The UK car finance scandal explained and are Irish consumers impacted?

Bank of Ireland has more the doubled the funds set aside to compensate customers
The UK car finance scandal explained and are Irish consumers impacted?

The FCA said it estimated that 14.2m loan agreements – 44% of all those made since 2007 – would be considered unfair and therefore due compensation.

Millions of people in the UK are on track to receive payouts averaging £700 (€806) in a compensation scheme for victims of a car finance scandal.

This is to do with the alleged mass mis-selling of car loans – a scandal that involved “secret” commission payments by lenders to car dealers, and millions of car buyers unknowingly paying more for their finance than they should have.

Bank of Ireland is involved as it provided car finance in Britain via its Northridge Finance business. The bank had set aside £143m (€167m) for repayments but now estimates that the provision could increase from £143m to £350m (€400m). 

Last week, Britain's watchdog Financial Conduct Authority (FCA) published its long-awaited proposals for an industry-wide scheme to compensate millions of consumers. The proposed scheme would cover motor finance agreements taken out between 6 April 2007 and 1 November 2024 where commission was paid by the lender to whoever sold the loan – usually the car dealer.

The FCA said it estimated that 14.2m loan agreements – 44% of all those made since 2007 – would be considered unfair and therefore due compensation.

However, that probably does not translate into 14.2 million people getting a payout, as some motorists bought several cars in the period and could therefore be eligible for multiple payouts totalling thousands of pounds.

The vast majority of new cars and an increasing number of used vehicles are bought with motor finance, typically either a personal contract purchase plan or a hire purchase agreement.

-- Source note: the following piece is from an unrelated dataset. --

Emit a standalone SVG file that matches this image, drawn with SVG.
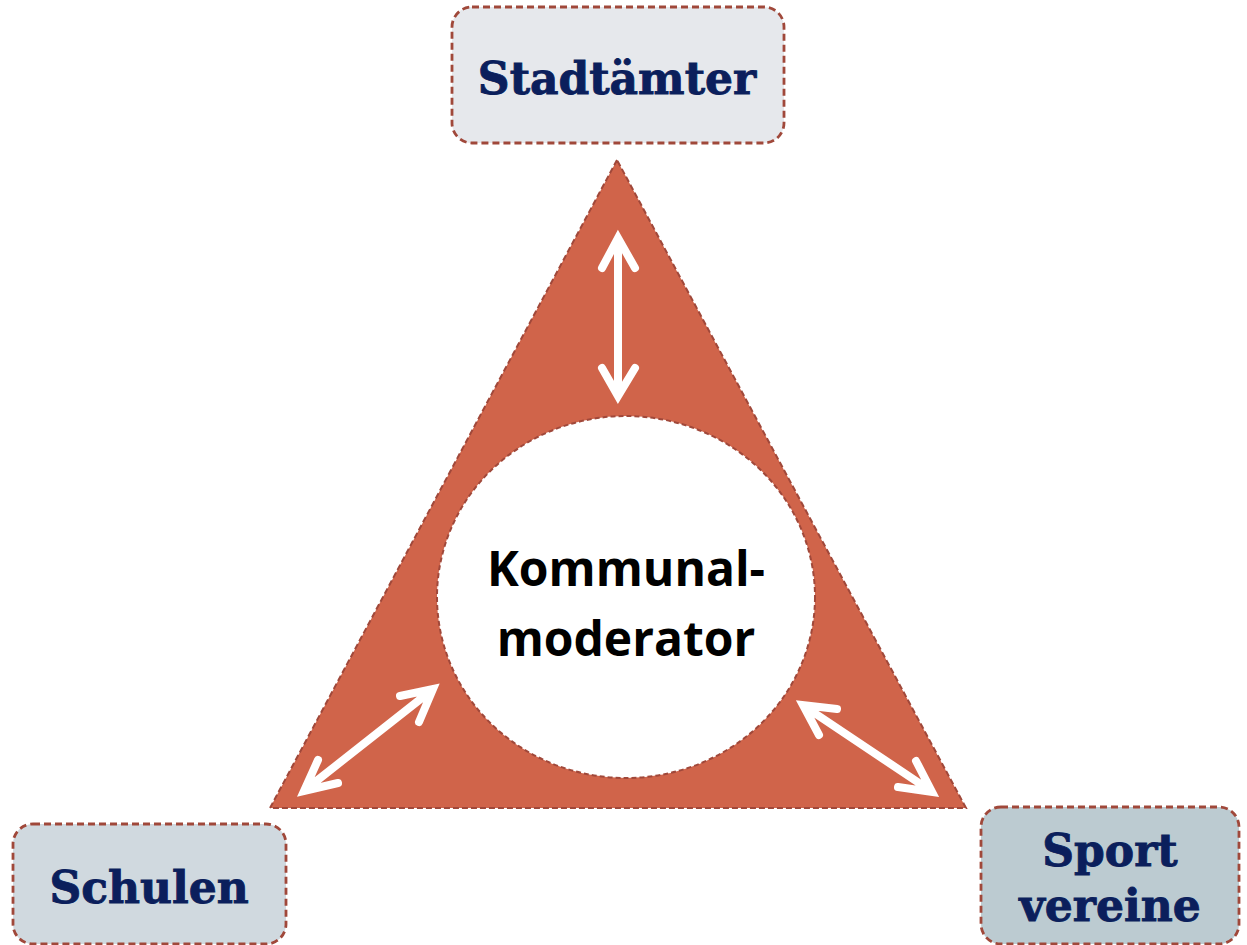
<svg xmlns="http://www.w3.org/2000/svg" width="1247" height="945" viewBox="0 0 1247 945">
<style>
.box{stroke:#a0483a;stroke-width:2.8;stroke-dasharray:7 4}
.lbl{font-family:"DejaVu Serif","Liberation Serif",serif;font-weight:bold;font-size:44px;fill:#0b1f5c;stroke:#0b1f5c;stroke-width:0.9;text-anchor:middle}
.arr{fill:none;stroke:#ffffff;stroke-width:8;stroke-linecap:round;stroke-linejoin:miter}
.ctr{font-family:"Open Sans","Noto Sans",sans-serif;font-weight:bold;font-size:48px;fill:#000;text-anchor:middle}
</style>
<rect width="1247" height="945" fill="#ffffff"/>
<g id="triangle">
<polygon points="617,160 270,808 966,808" fill="#d0644a" stroke="#a0483a" stroke-width="2" stroke-dasharray="6 3"/>
</g>
<g id="moderator">
<ellipse cx="626" cy="597" rx="189" ry="181" fill="#ffffff" stroke="#a0483a" stroke-width="2" stroke-dasharray="5 3"/>
<text class="ctr" x="626" y="586">Kommunal-</text>
<text class="ctr" x="626" y="656">moderator</text>
</g>
<g id="connectors">
<path class="arr" d="M618,240 L618,394 M602,268 L618,238 L635,268 M602,368 L618,396 L635,368"/>
<path class="arr" d="M305,790 L432,690 M318,760 L304,791 L338,783 M400,696 L433,689 L419,722"/>
<path class="arr" d="M804,706 L931,791 M837,709 L803,705 L819,735 M898,787 L932,792 L916,761"/>
</g>
<g id="stadtaemter">
<rect class="box" x="452" y="7" width="332" height="136" rx="20" fill="#e6e8ec"/>
<text class="lbl" x="617" y="94">Stadtämter</text>
</g>
<g id="schulen">
<rect class="box" x="13" y="824" width="273" height="120" rx="20" fill="#d0d9df"/>
<text class="lbl" x="149" y="903">Schulen</text>
</g>
<g id="sportvereine">
<rect class="box" x="981" y="807" width="258" height="137" rx="20" fill="#bccbd1"/>
<text class="lbl" x="1110" y="866">Sport</text>
<text class="lbl" x="1110" y="921">vereine</text>
</g>
</svg>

Who is in line for compensation?

The scheme the regulator is consulting on will largely focus on people whose deal included a “discretionary commission arrangement” (DCA), a particularly controversial type of car finance banned in 2021.

With DCA, lenders gave dealers the power to set the interest rates, with dealers getting more commission the higher the rate. This allegedly gave dealers an incentive to overcharge customers. It is the lenders – typically banks – who are on the hook for the compensation. The FCA estimates that 11.4m such loans are likely to be eligible for a payout.

However, there are also two other main types of case. The second-biggest category – accounting for 3.2m loan agreements that are likely to be in line for compensation – is where there was an arrangement between the lender and the dealer that gave the lender exclusivity or first refusal when it came to providing credit, which was not properly disclosed.

The third type – accounting for 2.9m eligible cases – involves unfairly high commission (where the commission was at least 35% of the total cost of the credit and 10% of the amount borrowed) that was not properly disclosed.

Some of the loan agreements will fall into more than one category, which is why adding up those three figures comes to more than 14.2m.

How much money will people get?

The FCA said in August that it estimated “most individuals will probably receive less than £950 in compensation per agreement”. Now it expects eligible consumers to receive an average of about £700 an agreement, with many receiving more than that “and a large number receiving less”.

FCA documents suggest that for DCAs, the mean proposed payout (the arithmetical average) would be £665, while the median figure (the middle value in a dataset) would be £517. The regulator said this was a complex issue and “not everyone will get everything they would like”.

What about Irish consumers?

The Central Bank of Ireland has also banned DCA type arrangements in Ireland issuing a warning to finance firms to cease the preactice from July 2024 but it has not flagged a wider probe similar to the UK watchdog. Sinn Féin TD Pearse Doherty raised the issue in the Dáíl earlier this year the Minister for Finance if he will review the practice of car dealers receiving commission from motor finance lenders. In response Minister Paschal Donohoe noted the Central Bank's decision to ban practice and said any consumer who has any concerns in relation to their motor finance product taken out in the past should contact the lender first and then has the option of a complaint to the Financial Services and Pensions Ombudsman (FSPO).